Silent aspiration, a consequence of a swallowing dysfunction, was detected in infants with Prader-Willi syndrome (PWS) by fluorescent live video, a study found.
The research was published in the journal Medicine (Baltimore) in a study titled, “Silent aspiration in infants with Prader-Willi syndrome identified by videofluoroscopic swallow study.”
PWS infants usually have feeding difficulties and may require feeding tubes for partial or full nutrition. Feeding difficulties are currently not properly evaluated or managed in these babies.
Problems with swallowing are associated with an increased risk of respiratory complications and choking, which are highly prevalent in Prader-Willi babies. Swallowing impairments may also be related to sudden death, probably due to sleep-disordered breathing.
Several studies showed the potential use of objective measures to properly evaluate sleep-disordered breathing, such as polysomnography, a type of sleep study that uses numerous tests to monitor body functions, including brain, eye movement, heart rhythm, and muscle activity during sleep.
But little is known about objective measures of swallowing dysfunctions.
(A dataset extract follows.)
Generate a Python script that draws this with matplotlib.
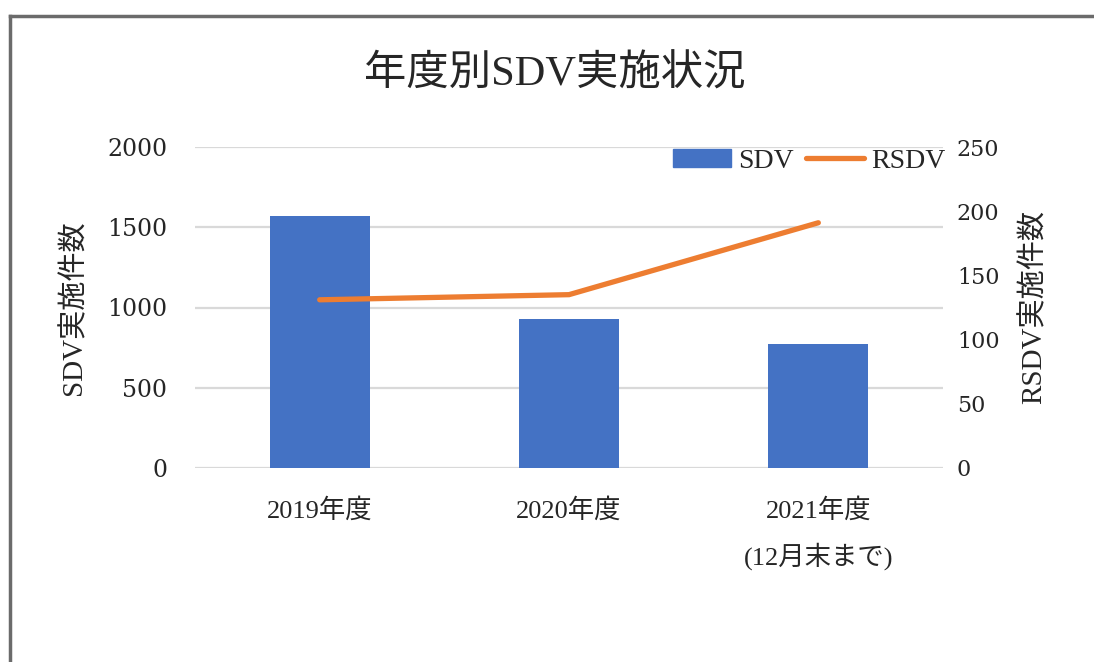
import matplotlib
matplotlib.use("Agg")
import matplotlib.pyplot as plt
from matplotlib.lines import Line2D
import numpy as np

plt.rcParams['font.family'] = ['Liberation Serif', 'Noto Sans CJK JP']

years = ['2019年度', '2020年度', '2021年度\n(12月末まで)']
sdv = [1572, 930, 770]
rsdv = [131, 135, 191]

blue = '#4472c4'
orange = '#ed7d31'
grid = '#d9d9d9'
textcol = '#262626'
numfont = ['DejaVu Serif', 'Noto Sans CJK JP']

fig = plt.figure(figsize=(10.94, 6.62), dpi=100)
ax = fig.add_axes([195/1094, 1-468/662, 748/1094, 321/662])
ax2 = ax.twinx()

x = np.arange(len(years))
ax.bar(x, sdv, width=0.4, color=blue, zorder=2)
ax2.plot(x, rsdv, color=orange, lw=3.8, solid_capstyle='round', solid_joinstyle='miter', zorder=3)

ax.set_xlim(-0.5, 2.5)
ax.set_ylim(0, 2000)
ax.set_yticks([0, 500, 1000, 1500, 2000])
ax2.set_ylim(0, 250)
ax2.set_yticks([0, 50, 100, 150, 200, 250])
ax.yaxis.grid(True, color=grid, lw=1.6, zorder=0)
ax.set_axisbelow(True)

for a in (ax, ax2):
    for s in a.spines.values():
        s.set_visible(False)
    a.tick_params(length=0)

ax.set_xticks(x)
ax.set_xticklabels(years, fontsize=19, linespacing=1.85, color=textcol)
ax.tick_params(axis='x', pad=22)
ax.tick_params(axis='y', pad=20)
ax2.tick_params(axis='y', pad=10)
for lab in ax.get_yticklabels():
    lab.set_fontfamily(numfont)
    lab.set_fontsize(17)
    lab.set_color(textcol)
for lab in ax2.get_yticklabels():
    lab.set_fontfamily(numfont)
    lab.set_fontsize(16)
    lab.set_color(textcol)

ax.set_ylabel('SDV実施件数', fontsize=21, labelpad=14, color=textcol)
ax2.set_ylabel('RSDV実施件数', fontsize=21, rotation=90, labelpad=15, color=textcol)

fig.text(555/1094, 1-75/662, '年度別SDV実施状況', fontsize=30.5, ha='center', va='center', color=textcol)

handles = [plt.Rectangle((0, 0), 1, 1, color=blue),
           Line2D([0], [0], color=orange, lw=3.8, solid_capstyle='round')]
leg = fig.legend(handles, ['SDV', 'RSDV'], loc='center', bbox_to_anchor=(809/1094, 1-161/662),
                 ncol=2, frameon=False, fontsize=20, handlelength=2.1, handleheight=0.6,
                 handletextpad=0.25, columnspacing=0.45, borderpad=0, borderaxespad=0)
for t in leg.get_texts():
    t.set_color(textcol)

# outer frame (top and left edges of the chart box)
fig.add_artist(Line2D([10/1094, 1], [1-16/662, 1-16/662], color='#6b6b6b', lw=2.5))
fig.add_artist(Line2D([10/1094, 10/1094], [0, 1-16/662], color='#6b6b6b', lw=2.5))

fig.savefig('out.png', dpi=100)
In this field, a promising technology called videofluoroscopic swallow studies (VFSS) may provide powerful clues.
In the study, researchers investigated the use of VFSS to characterize swallowing malfunctions suspected by clinicians during a feeding evaluation.
The research consisted of a retrospective review of 23 videofluoroscopic swallow studies in 10 Prader-Willi infants with an average age of 9.7 months (age range was 3 weeks to 29 months).
Using this information, researchers evaluated possible associations between gender, genetic characteristics, and the use of growth hormone on aspiration incidence. Growth hormone is generally administrated to Prader-Willi babies and is linked to improved motor development and strength.
Polysomnography studies were conducted in the same babies about one year after the videofluoroscopic swallow studies.
The study revealed a high rate of swallowing dysfunction in Prader-Willi infants, with aspiration events in 87% of them and pharyngeal residue in 71%.
Aspiration events were found to be inversely related to food consistency, with aspiration being more likely with thin liquids (84%) than thickened liquids (60%) or purees (14%). All the aspiration events were silent.
Seven of the 10 babies in the study also had their sleep evaluated by polysomnography, and all of them revealed obstructive and/or central sleep apnea.
Researchers found no differences in rates of aspiration for gender, genetic type, or growth hormone (GH) use.
“A high incidence of aspiration was identified, indicating swallow dysfunction may frequently be present in infants with [Prader-Willi syndrome],” the researchers wrote.
“Comprehensive evaluation of feeding and swallowing is essential and requires a multidisciplinary approach … to guide decision-making and optimize feeding safety in [Prader-Willi babies],” they added.